Il pittore genovese Bernardo Strozzi dipinse un ritratto di Barbara e nel 1639 lei ne fece fare una copia per uno dei suoi mecenati veneziani. Il dipinto intitolato Suonatrice di viola da gamba, ora conservato presso la Gemäldegalerie di Dresda, è con ogni probabilità il ritratto originale della compositrice dipinto da Bernardo Strozzi.
- Franca Trinchieri Camiz, La bella cantatrice: I ritratti di Leonora Barone e Barbara Strozzi a confronto. In: Musica, scienza e idee nella Serenissima durante il Seicento, a cura di Francesco Passadore e Franco Rossi, Venezia, Fondazione Ugo e Olga Levi, 1996, pp. 285-294.
- Beth Glixon, New Light on the Life and Career of Barbara Strozzi. «The Musical Quarterly», 81, 2 (estate 1997), pp. 311-335.
- Beth Glixon, More on the Life and Death of Barbara Strozzi. «The Musical Quarterly», 83, 1 (primavera 1999), pp. 134-141.

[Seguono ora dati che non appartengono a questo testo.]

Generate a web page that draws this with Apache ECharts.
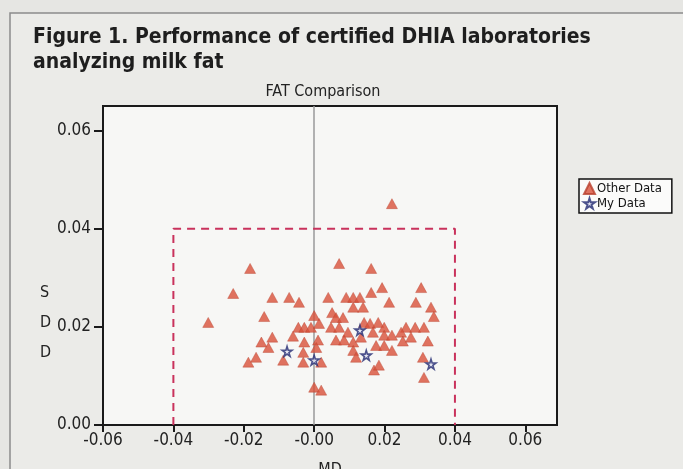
<!DOCTYPE html>
<html>
<head>
<meta charset="utf-8">
<script src="https://cdn.jsdelivr.net/npm/echarts@6/dist/echarts.min.js"></script>
<style>
    html, body { margin: 0; padding: 0; background: #e6e6e3; }
    #chart { width: 683px; height: 469px; }
</style>
</head>
<body>
<div id="chart"></div>
<script>
    // tick values and their printed labels
    var xTicks = [-0.06, -0.04, -0.02, 0, 0.02, 0.04, 0.06]
    var xTickLabels = ['-0.06', '-0.04', '-0.02', '-0.00', '0.02', '0.04', '0.06']
    var yTicks = [0, 0.02, 0.04, 0.06]
    var yTickLabels = ['0.00', '0.02', '0.04', '0.06']

    // acceptance limits (dashed box): MD -0.04..0.04, SD 0..0.04
    var limitBox = [[-0.04, 0], [-0.04, 0.04], [0.04, 0.04], [0.04, 0]]

    // [MD, SD] of the other labs
    var otherData = [
        [0.0221, 0.0451], [-0.0182, 0.0319], [0.0071, 0.0329], [0.0162, 0.0319],
        [0.0193, 0.0280], [0.0304, 0.0280], [-0.0230, 0.0268], [0.0162, 0.0270],
        [-0.0119, 0.0260], [-0.0071, 0.0260], [-0.0043, 0.0250], [0.0040, 0.0260],
        [0.0091, 0.0260], [0.0111, 0.0260], [0.0130, 0.0260], [0.0213, 0.0250],
        [0.0289, 0.0250], [0.0111, 0.0240], [0.0139, 0.0240], [0.0332, 0.0240],
        [0.0340, 0.0221], [-0.0301, 0.0209], [-0.0142, 0.0221], [0.0000, 0.0223],
        [0.0051, 0.0229], [0.0062, 0.0219], [0.0082, 0.0219], [-0.0045, 0.0199],
        [-0.0028, 0.0199], [-0.0009, 0.0199], [0.0014, 0.0207], [0.0048, 0.0199],
        [0.0071, 0.0199], [0.0096, 0.0189], [0.0142, 0.0209], [0.0159, 0.0207],
        [0.0182, 0.0209], [0.0199, 0.0199], [0.0261, 0.0199], [0.0287, 0.0199],
        [0.0312, 0.0199], [-0.0150, 0.0169], [-0.0119, 0.0179], [-0.0130, 0.0158],
        [-0.0060, 0.0181], [-0.0028, 0.0169], [0.0011, 0.0173], [0.0062, 0.0173],
        [0.0085, 0.0173], [0.0111, 0.0169], [0.0133, 0.0179], [0.0167, 0.0189],
        [0.0199, 0.0183], [0.0221, 0.0183], [0.0247, 0.0189], [0.0252, 0.0171],
        [0.0275, 0.0179], [0.0323, 0.0171], [0.0111, 0.0152], [0.0176, 0.0162],
        [0.0199, 0.0162], [0.0221, 0.0152], [-0.0165, 0.0138], [-0.0187, 0.0128],
        [-0.0088, 0.0132], [-0.0031, 0.0148], [-0.0031, 0.0128], [0.0006, 0.0158],
        [0.0020, 0.0128], [0.0119, 0.0138], [0.0309, 0.0138], [0.0170, 0.0112],
        [0.0184, 0.0122], [0.0312, 0.0097], [0.0000, 0.0077], [0.0020, 0.0071]
    ]

    // [MD, SD] of my lab
    var myData = [
        [-0.0077, 0.0150], [0.0000, 0.0132], [0.0130, 0.0193], [0.0148, 0.0142], [0.0332, 0.0124]
    ]

    var narrow = '"Liberation Sans Narrow", "DejaVu Sans Condensed", "Liberation Sans", sans-serif'
    var starPath = 'path://M50,0 L61,35 L98,35 L68,57 L79,91 L50,70 L21,91 L32,57 L2,35 L39,35 Z'

    function pickLabel(ticks, labels) {
        return function (v) {
            var i = ticks.findIndex(function (t) { return Math.abs(t - v) < 1e-9 })
            return i >= 0 ? labels[i] : ''
        }
    }

    var myChart = echarts.init(document.getElementById('chart'))
    myChart.setOption({
        backgroundColor: '#e6e6e3',
        animation: false,
        title: [
            {
                text: 'Figure 1. Performance of certified DHIA laboratories\nanalyzing milk fat',
                left: 28,
                top: 20,
                textStyle: {
                    fontFamily: narrow,
                    fontWeight: 'bold',
                    fontSize: 21,
                    lineHeight: 25,
                    color: '#1e1e1e'
                }
            },
            {
                text: 'FAT Comparison',
                left: 318,
                top: 79,
                textAlign: 'center',
                textStyle: {
                    fontFamily: narrow,
                    fontWeight: 'normal',
                    fontSize: 16,
                    color: '#222'
                }
            }
        ],
        graphic: [
            {
                type: 'rect',
                shape: {x: 10, y: 13, width: 700, height: 480},
                style: {fill: '#ebebe8', stroke: '#8c8c8c', lineWidth: 1.5},
                z: -10
            },
            {
                type: 'text',
                left: 40,
                top: 278,
                style: {
                    text: 'S\nD\nD',
                    font: '16px ' + narrow,
                    lineHeight: 30,
                    fill: '#222',
                    align: 'center'
                }
            }
        ],
        legend: {
            data: ['Other Data', 'My Data'],
            left: 579,
            top: 179,
            orient: 'vertical',
            backgroundColor: '#fbfbfa',
            borderColor: '#111',
            borderWidth: 1.5,
            borderRadius: 0,
            padding: [3, 10, 3, 4],
            itemGap: 2,
            itemWidth: 11,
            itemHeight: 11,
            textStyle: {fontFamily: narrow, fontSize: 13, color: '#111', padding: [0, 0, 0, -3]}
        },
        grid: {
            left: 103,
            right: 126,
            top: 106,
            bottom: 44,
            outerBoundsMode: 'none',
            containLabel: false,
            show: true,
            backgroundColor: '#f7f7f5',
            borderColor: '#1a1a1a',
            borderWidth: 2
        },
        xAxis: {
            type: 'value',
            min: -0.06,
            max: 0.069,
            name: 'MD',
            nameLocation: 'middle',
            nameGap: 37,
            nameTextStyle: {fontFamily: narrow, fontSize: 16, color: '#222'},
            splitLine: {show: false},
            axisLine: {onZero: false, lineStyle: {color: '#1a1a1a', width: 2}},
            axisTick: {customValues: xTicks, length: 7, lineStyle: {color: '#1a1a1a', width: 2}},
            axisLabel: {
                customValues: xTicks,
                margin: 7,
                fontFamily: narrow,
                fontSize: 17,
                color: '#222',
                formatter: pickLabel(xTicks, xTickLabels)
            }
        },
        yAxis: {
            type: 'value',
            min: 0,
            max: 0.065,
            splitLine: {show: false},
            axisLine: {onZero: false, lineStyle: {color: '#1a1a1a', width: 2}},
            axisTick: {customValues: yTicks, length: 9, lineStyle: {color: '#1a1a1a', width: 2}},
            axisLabel: {
                customValues: yTicks,
                margin: 12,
                fontFamily: narrow,
                fontSize: 17,
                color: '#222',
                formatter: pickLabel(yTicks, yTickLabels)
            }
        },
        series: [
            {
                name: 'limits',
                type: 'line',
                data: limitBox,
                showSymbol: false,
                silent: true,
                z: 1,
                lineStyle: {color: '#c9325c', width: 2, type: [8, 6]}
            },
            {
                name: 'Other Data',
                type: 'scatter',
                data: otherData,
                symbol: 'triangle',
                symbolSize: [11, 10],
                z: 3,
                itemStyle: {color: '#d8503a', borderColor: '#b8402e', borderWidth: 0.5},
                markLine: {
                    silent: true,
                    symbol: 'none',
                    label: {show: false},
                    lineStyle: {color: '#9a9a9a', width: 1.5, type: 'solid'},
                    data: [{xAxis: 0}],
                    z: 1
                }
            },
            {
                name: 'My Data',
                type: 'scatter',
                data: myData,
                symbol: starPath,
                symbolSize: 10,
                z: 4,
                itemStyle: {color: '#dfe0f0', borderColor: '#232a72', borderWidth: 1.6}
            }
        ]
    })
</script>
</body>
</html>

- Robert L. Kendrick, Intent and Intertextuality in Barbara Strozzi's Sacred Music. «Recercare», 14 (2002), pp. 65-98.
- Wendy Heller, Usurping the place of the muses: Barbara Strozzi and the female composer in seventeenth-century Italy. In: The World of Baroque Music: New Perspectives, a cura di George B. Stauffer, Bloomington, Indiana University Press, 2006, pp. 145-168.